2.       The Government briefing note on the change states: “Businesses, economy and tax experts like the International Monetary Fund, Institute for Government, the CBI, Chartered Institute of Taxation and the IFS have all been calling for this change. It will mean businesses and people face less frequent changes to the tax system, helping to promote certainty and stability.”

3.       The Chartered Institute of Taxation (CIOT)

The CIOT is the leading professional body in the United Kingdom concerned solely with taxation. The CIOT is an educational charity, promoting education and study of the administration and practice of taxation. One of our key aims is to work for a better, more efficient, tax system for all affected by it – taxpayers, their advisers and the authorities. The CIOT’s work covers all aspects of taxation, including direct and indirect taxes and duties. Through our Low Incomes Tax Reform Group (LITRG), the CIOT has a particular focus on improving the tax system, including tax credits and benefits, for the unrepresented taxpayer.

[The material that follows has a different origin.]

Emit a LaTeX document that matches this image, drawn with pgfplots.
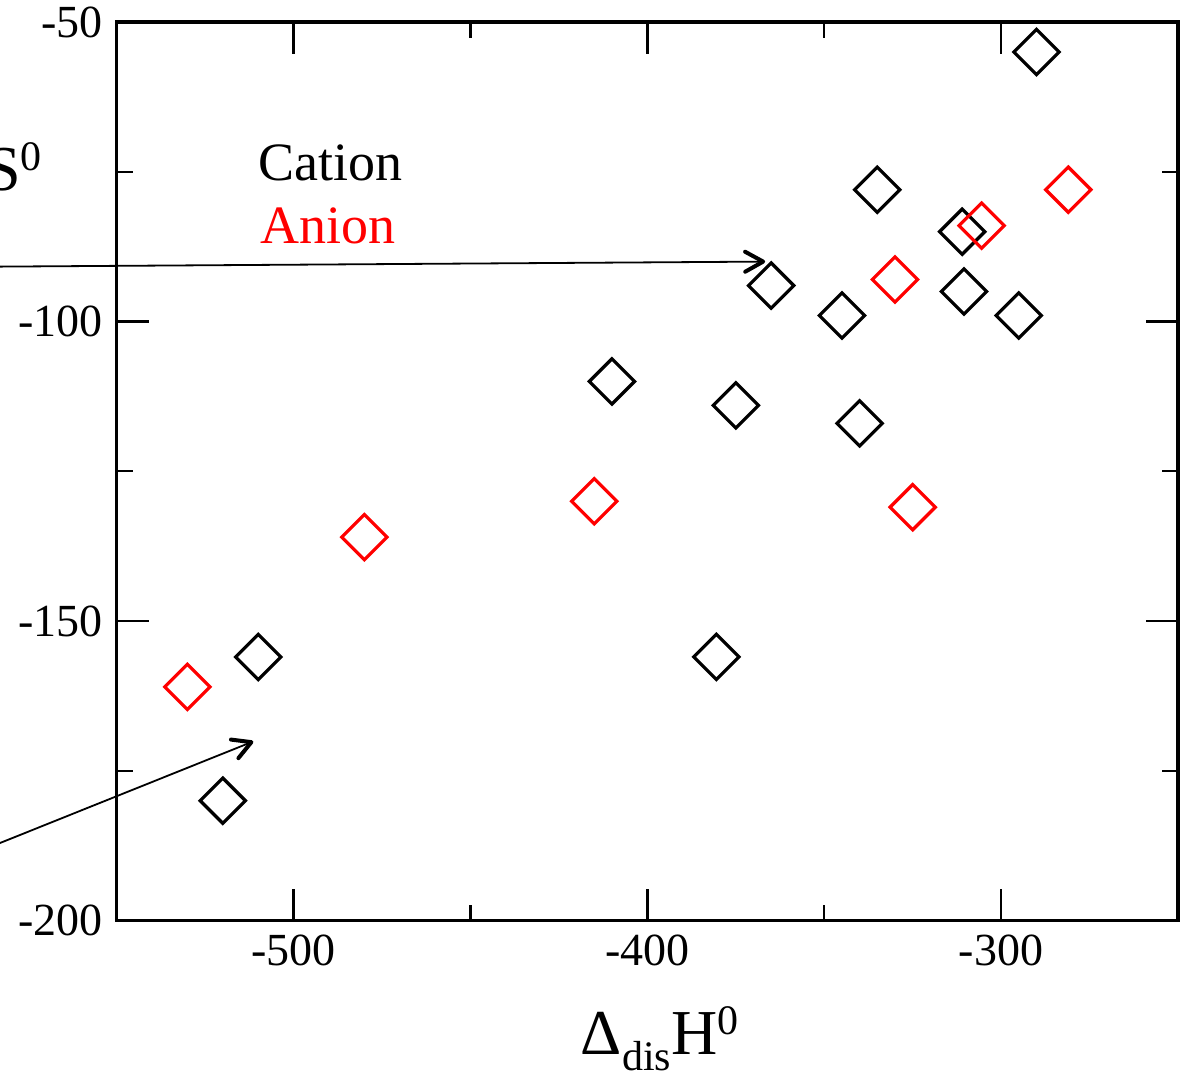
\documentclass[border=0pt]{standalone}
\usepackage{pgfplots}
\pgfplotsset{compat=1.18}
\usepackage{fontspec}
\setmainfont{Liberation Serif}
\usetikzlibrary{arrows.meta}

\pgfplotstableread{
x y
-290 -55
-335 -78
-311 -85
-365 -94
-345 -99
-310.5 -95
-295 -99
-410 -110
-375 -114
-340 -117
-380.5 -156
-510 -156
-520 -180
}\cation

\pgfplotstableread{
x y
-281 -78
-305.5 -84
-330 -93
-415 -130
-325 -131
-480 -136
-530 -161
}\anion

\begin{document}
\begin{tikzpicture}
\useasboundingbox (-29.175pt,-37.875pt) rectangle (267.325pt,230.125pt);
\clip (-29.175pt,-37.875pt) rectangle (267.325pt,230.125pt);
\begin{axis}[
 scale only axis, width=265.325pt, height=224.625pt,
 xmin=-550, xmax=-250, ymin=-200, ymax=-50,
 xtick={-500,-400,-300}, xticklabels={-500,-400,-300},
 minor xtick={-450,-350},
 ytick={-200,-150,-100,-50}, yticklabels={-200,-150,-100,-50},
 minor ytick={-175,-125,-75},
 tick pos=both, ticklabel pos=left, tick align=inside,
 major tick length=8pt, minor tick length=4pt,
 every tick/.style={black, line width=0.6pt},
 axis line style={line width=0.9pt},
 ticklabel style={font=\fontsize{11.5}{13}\selectfont},
 clip=false,
]
\addplot[only marks, mark=square, mark size=4pt, mark options={rotate=45, line width=0.8pt, draw=black}] table[x=x,y=y] {\cation};
\addplot[only marks, mark=square, mark size=4pt, mark options={rotate=45, line width=0.8pt, draw=red}] table[x=x,y=y] {\anion};

\draw[line width=0.45pt, -{Straight Barb[length=4.5pt,width=5pt,line width=1pt,round]}] (axis cs:-625,-91) -- (axis cs:-366.7,-90);
\draw[line width=0.45pt, -{Straight Barb[length=4.5pt,width=5pt,line width=1pt,round]}] (axis cs:-611,-193.7) -- (axis cs:-511.4,-170.1);

\node[anchor=base west, inner sep=0, font=\fontsize{13.5}{16}\selectfont] at (axis cs:-510.1,-76.4) {Cation};
\node[anchor=base west, inner sep=0, font=\fontsize{13.5}{16}\selectfont, text=red] at (axis cs:-509.5,-86.9) {Anion};

\node[anchor=base west, inner sep=0] at (axis cs:-419,-222.3) {\fontsize{16}{19}\selectfont Δ\raisebox{-4pt}{\fontsize{10.5}{12}\selectfont dis}H\raisebox{4.8pt}{\fontsize{10.5}{12}\selectfont 0}};
\node[anchor=base east, inner sep=0] at (axis cs:-571,-78.05) {\fontsize{16}{19}\selectfont Δ\raisebox{-4pt}{\fontsize{10.5}{12}\selectfont dis}S\raisebox{4.8pt}{\fontsize{10.5}{12}\selectfont 0}};
\end{axis}
\end{tikzpicture}
\end{document}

The CIOT draws on our members’ experience in private practice, commerce and industry, government and academia to improve tax administration and propose and explain how tax policy objectives can most effectively be achieved. We also link to, and draw on, similar leading professional tax bodies in other countries. The CIOT’s comments and recommendations on tax issues are made in line with our charitable objectives: we are politically neutral in our work.

The CIOT’s 17,600 members have the practising title of ‘Chartered Tax Adviser’ and the designatory letters ‘CTA’, to represent the leading tax qualification.